#### [SUPPLIED DATA]
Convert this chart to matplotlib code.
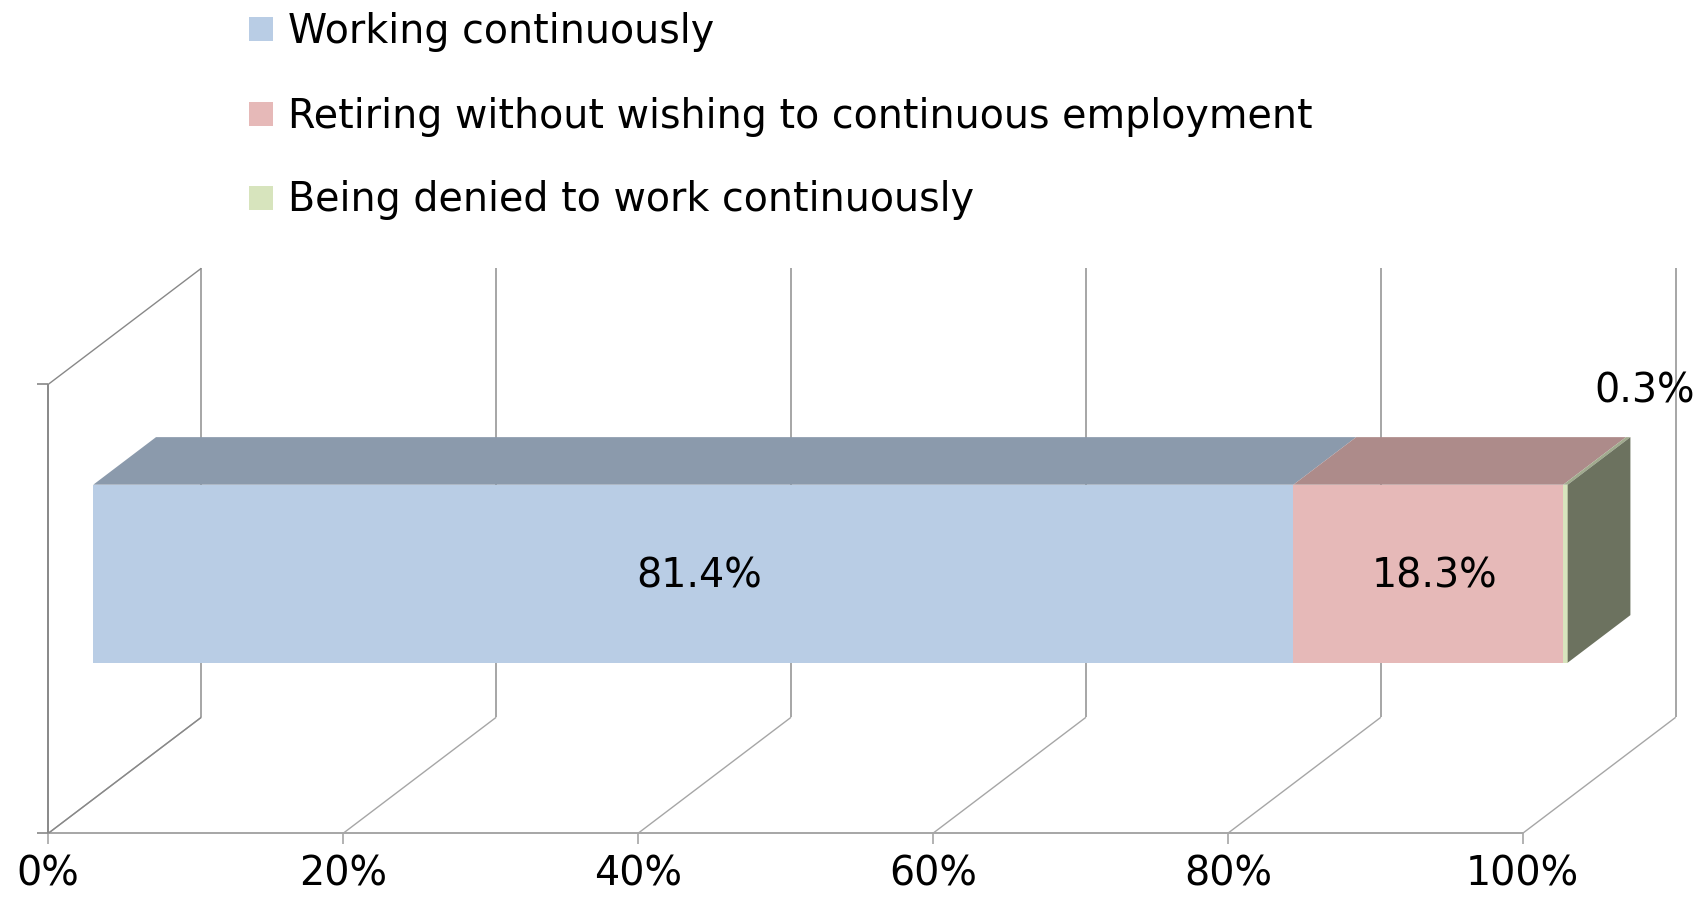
import numpy as np
import matplotlib
matplotlib.use("Agg")
import matplotlib.pyplot as plt
from matplotlib.patches import Polygon, Rectangle
from matplotlib.colors import to_rgb

categories = ["Working continuously",
              "Retiring without wishing to continuous employment",
              "Being denied to work continuously"]
values = [81.4, 18.3, 0.3]
value_labels = ["81.4%", "18.3%", "0.3%"]
colors = ["#B9CDE5", "#E6B9B8", "#D7E4BD"]
ticks = [0, 20, 40, 60, 80, 100]
tick_labels = ["0%", "20%", "40%", "60%", "80%", "100%"]

W, H = 1706, 899
PX = 14.744          # pixels per percent on the front plane
X0, FLOOR = 48.3, 833.3  # pixel position of 0% / floor (from top)

# oblique 3d layout: x in %, h in pixels above the front floor, d = depth 0..1
DX = 153 / PX
DY = 116
WALL = 449
D0, D1 = 0.294, 0.704
B0, B1 = 136.5, 314.5

FS = 28.5
GRID = "#a6a6a6"
AXC = "#888888"


def proj(x, h, d):
    return (x + d * DX, h + d * DY)


def shade(c, f):
    return tuple(np.array(to_rgb(c)) * f)


def seg(p, q, **kw):
    ax.plot([p[0], q[0]], [p[1], q[1]], solid_capstyle="butt", **kw)


fig = plt.figure(figsize=(W / 100, H / 100), dpi=100)
ax = fig.add_axes([0, 0, 1, 1])
ax.set_xlim(-X0 / PX, (W - X0) / PX)
ax.set_ylim(-(H - FLOOR), FLOOR)
ax.axis("off")

# walls and grid
for t, tl in zip(ticks, tick_labels):
    seg(proj(t, 0, 1), proj(t, WALL, 1), color=GRID, lw=1.4, zorder=1)
    seg(proj(t, 0, 0), proj(t, 0, 1), color=GRID, lw=1.0, zorder=1)
    seg(proj(t, 0, 0), proj(t, -11, 0), color=GRID, lw=1.2, zorder=1)
    ax.text(t, -(886 - FLOOR), tl, ha="center", va="baseline",
            fontsize=FS, color="black")
seg(proj(0, 0, 0), proj(0, WALL, 0), color=AXC, lw=1.4, zorder=2)
seg(proj(0, WALL, 0), proj(0, WALL, 1), color=AXC, lw=1.0, zorder=2)
seg(proj(0, 0, 0), proj(0, 0, 1), color=AXC, lw=1.0, zorder=2)
seg(proj(0, 0, 0), proj(100, 0, 0), color=GRID, lw=1.4, zorder=1)
for h in [0, WALL]:
    seg(proj(-11 / PX, h, 0), proj(0, h, 0), color=AXC, lw=1.2, zorder=2)

# stacked 3d bar
left = 0
for i, (v, c, lab) in enumerate(zip(values, colors, value_labels)):
    x0, x1 = left, left + v
    front = [proj(x0, B0, D0), proj(x1, B0, D0), proj(x1, B1, D0), proj(x0, B1, D0)]
    top = [proj(x0, B1, D0), proj(x1, B1, D0), proj(x1, B1, D1), proj(x0, B1, D1)]
    side = [proj(x1, B0, D0), proj(x1, B0, D1), proj(x1, B1, D1), proj(x1, B1, D0)]
    ax.add_patch(Polygon(front, closed=True, fc=c, ec="none", zorder=5))
    ax.add_patch(Polygon(top, closed=True, fc=shade(c, 0.75), ec="none", zorder=5))
    if i == len(values) - 1:
        ax.add_patch(Polygon(side, closed=True, fc=shade(c, 0.5), ec="none", zorder=5))
        bx, by = proj(x1, B1, D1)
        ax.text(bx + 1.0, by + 46, lab, ha="center", va="center",
                fontsize=FS, zorder=6)
    else:
        cx, cy = proj((x0 + x1) / 2, (B0 + B1) / 2, D0)
        ax.text(cx + 0.4, cy - 14, lab, ha="center", va="baseline",
                fontsize=FS, zorder=6)
    left = x1

# legend
rows = [29.4, 113.7, 197.5]
for name, c, ry in zip(categories, colors, rows):
    fig.patches.append(Rectangle((249 / W, 1 - (ry + 12) / H), 24 / W, 24 / H,
                                 transform=fig.transFigure, fc=c, ec="none"))
    fig.text(288 / W, 1 - (ry + 14) / H, name, ha="left", va="baseline",
             fontsize=FS)

fig.savefig("out.png", dpi=100)
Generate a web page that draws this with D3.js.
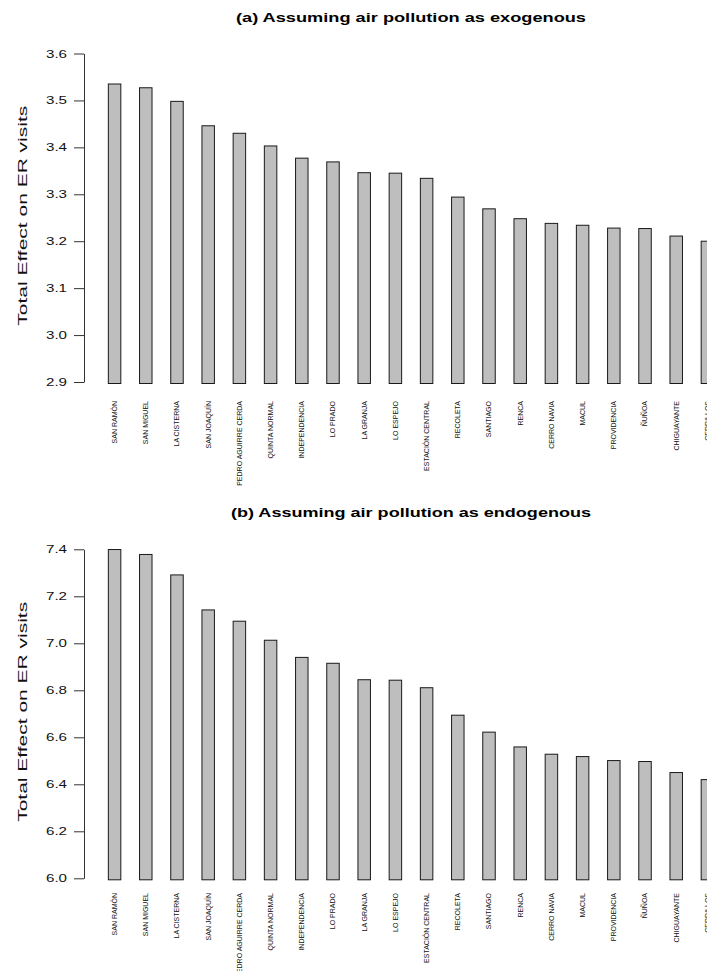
<!DOCTYPE html>
<html>
<head>
<meta charset="utf-8">
<script src="https://cdn.jsdelivr.net/npm/d3@7"></script>
<style>
  body { margin: 0; background: #fff; }
  svg { display: block; }
</style>
</head>
<body>
<div id="chart"></div>
<script>
const WIDTH = 707;
const HEIGHT = 971;
const FONT = "'Liberation Sans', Arial, Helvetica, sans-serif";

// === DATA ===
const communes = [
    "SAN RAMÓN", "SAN MIGUEL", "LA CISTERNA", "SAN JOAQUÍN", "PEDRO AGUIRRE CERDA",
    "QUINTA NORMAL", "INDEPENDENCIA", "LO PRADO", "LA GRANJA", "LO ESPEJO",
    "ESTACIÓN CENTRAL", "RECOLETA", "SANTIAGO", "RENCA", "CERRO NAVIA",
    "MACUL", "PROVIDENCIA", "ÑUÑOA", "CHIGUAYANTE", "CERRILLOS"
];
const exogenous = [
    3.535, 3.527, 3.498, 3.446, 3.430, 3.403, 3.377, 3.369, 3.346, 3.345,
    3.334, 3.294, 3.269, 3.248, 3.238, 3.234, 3.228, 3.227, 3.211, 3.200
];
const endogenous = [
    7.399, 7.378, 7.291, 7.142, 7.094, 7.013, 6.940, 6.915, 6.845, 6.843,
    6.811, 6.694, 6.622, 6.559, 6.528, 6.518, 6.501, 6.497, 6.450, 6.420
];
const exoTicks = [2.9, 3.0, 3.1, 3.2, 3.3, 3.4, 3.5, 3.6];
const endoTicks = [6.0, 6.2, 6.4, 6.6, 6.8, 7.0, 7.2, 7.4];
const yLabel = "Total Effect on ER visits";

// === LAYOUT ===
const AXIS_X = 84;
const PLOT_RIGHT = 738;

const panels = [
    { title: "(a) Assuming air pollution as exogenous", values: exogenous, ticks: exoTicks,
      top: 53.5, bottom: 382, titleY: 22, titleLen: 350, nameY: 401 },
    { title: "(b) Assuming air pollution as endogenous", values: endogenous, ticks: endoTicks,
      top: 549.3, bottom: 878.3, titleY: 517, titleLen: 360, nameY: 893 }
];

const svg = d3.select("#chart")
    .append("svg")
    .attr("width", WIDTH)
    .attr("height", HEIGHT)
    .style("font-family", FONT);

const x = d3.scaleBand()
    .domain(communes)
    .range([AXIS_X, PLOT_RIGHT])
    .paddingInner(0.6)
    .paddingOuter(0.78);

panels.forEach(drawPanel);

function drawPanel(p) {
    const g = svg.append("g");

    const y = d3.scaleLinear()
        .domain([p.ticks[0], p.ticks[p.ticks.length - 1]])
        .range([p.bottom, p.top]);

    // bars
    g.selectAll(".bar")
        .data(p.values)
        .enter()
        .append("rect")
        .attr("class", "bar")
        .attr("x", (d, i) => x(communes[i]))
        .attr("y", d => y(d))
        .attr("width", x.bandwidth())
        .attr("height", d => p.bottom - y(d) + 1.5)
        .attr("fill", "#bebebe")
        .attr("stroke", "#1a1a1a")
        .attr("stroke-width", 1);

    // y axis
    const axis = d3.axisLeft(y)
        .tickValues(p.ticks)
        .tickFormat(d3.format(".1f"))
        .tickSize(10)
        .tickSizeOuter(0)
        .tickPadding(7);

    const ax = g.append("g")
        .attr("transform", `translate(${AXIS_X},0)`)
        .call(axis);
    ax.select(".domain").attr("stroke", "#333");
    ax.selectAll(".tick line").attr("stroke", "#333");
    ax.selectAll(".tick text")
        .attr("fill", "#111")
        .style("font-family", FONT)
        .style("font-size", "11px")
        .attr("textLength", 21)
        .attr("lengthAdjust", "spacingAndGlyphs");

    // commune names
    g.selectAll(".name")
        .data(communes)
        .enter()
        .append("text")
        .attr("class", "name")
        .attr("transform", d => `translate(${x(d) + x.bandwidth() / 2},${p.nameY}) rotate(-90)`)
        .attr("text-anchor", "end")
        .attr("dy", "0.35em")
        .style("font-size", "7px")
        .attr("fill", "#111")
        .text(d => d);

    // y label
    g.append("text")
        .attr("transform", `translate(22,${(p.top + p.bottom) / 2 - 2}) rotate(-90)`)
        .attr("text-anchor", "middle")
        .attr("dy", "0.35em")
        .style("font-size", "13px")
        .attr("textLength", 220)
        .attr("lengthAdjust", "spacingAndGlyphs")
        .attr("fill", "#111")
        .text(yLabel);

    // title
    g.append("text")
        .attr("x", (AXIS_X + PLOT_RIGHT) / 2)
        .attr("y", p.titleY)
        .attr("text-anchor", "middle")
        .style("font-size", "13px")
        .style("font-weight", "bold")
        .attr("textLength", p.titleLen)
        .attr("lengthAdjust", "spacingAndGlyphs")
        .attr("fill", "#000")
        .text(p.title);
}
</script>
</body>
</html>
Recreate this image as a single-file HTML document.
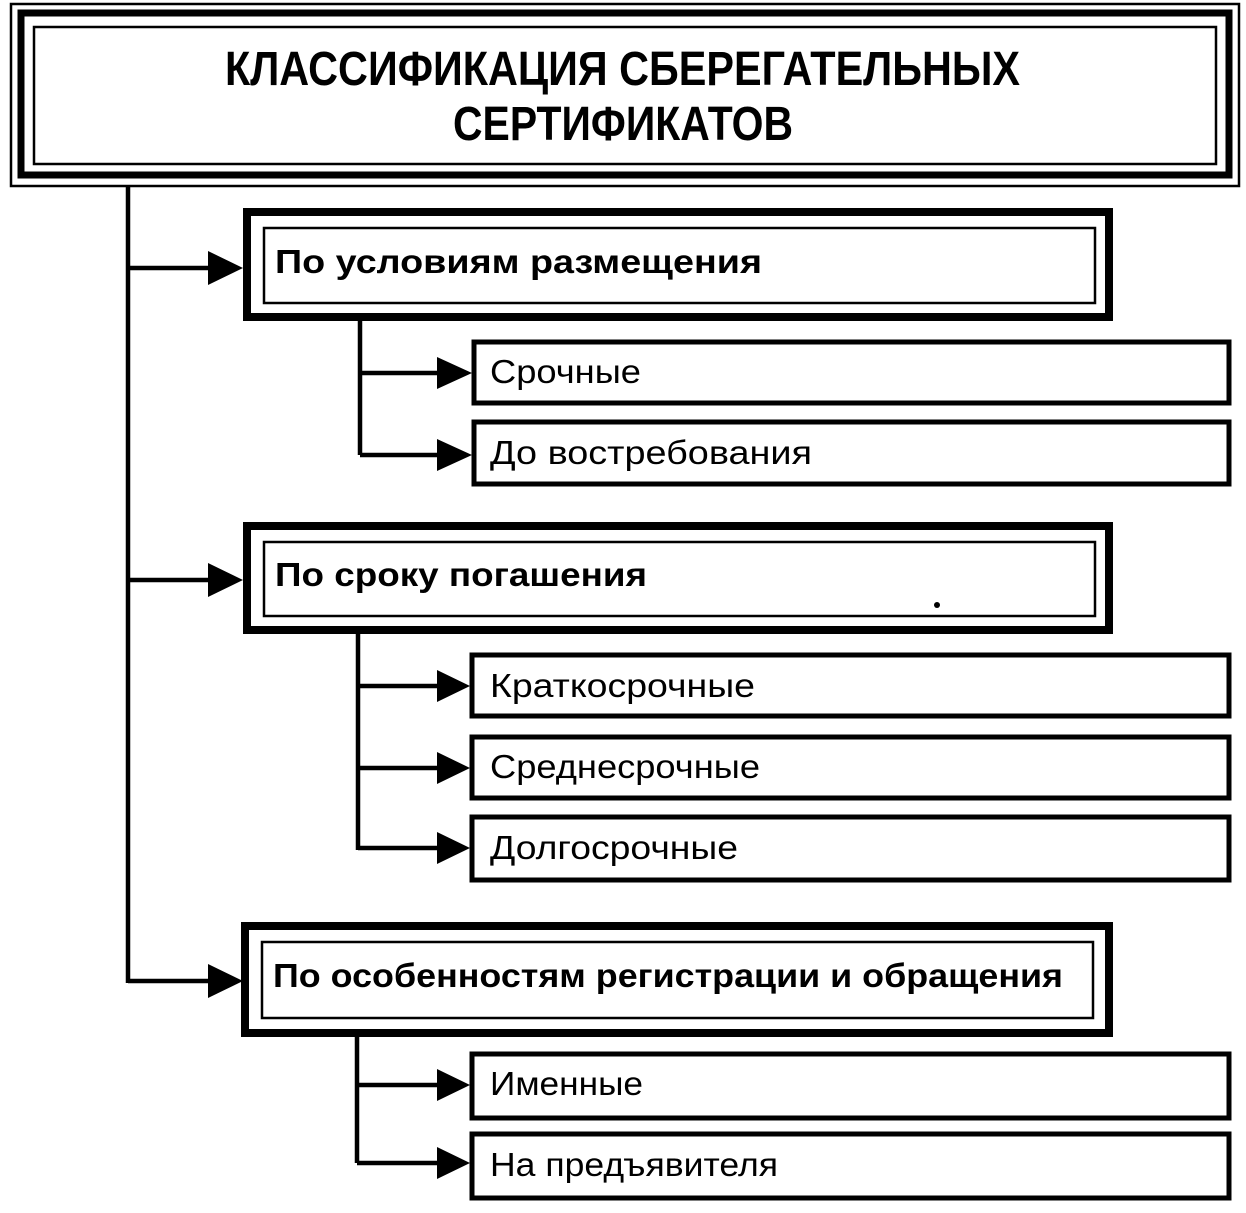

#### [WORK TO DO]
Write out again exactly the lines from the start of the data above through the line containing "from matplotlib.colors import to_rgb", inclusive, excluding any pictures.

#### [EXERCISE RESPONSE]
Convert this chart to matplotlib code.
import numpy as np
import matplotlib
matplotlib.use("Agg")
import matplotlib.pyplot as plt
from matplotlib.patches import Polygon, Rectangle
from matplotlib.colors import to_rgb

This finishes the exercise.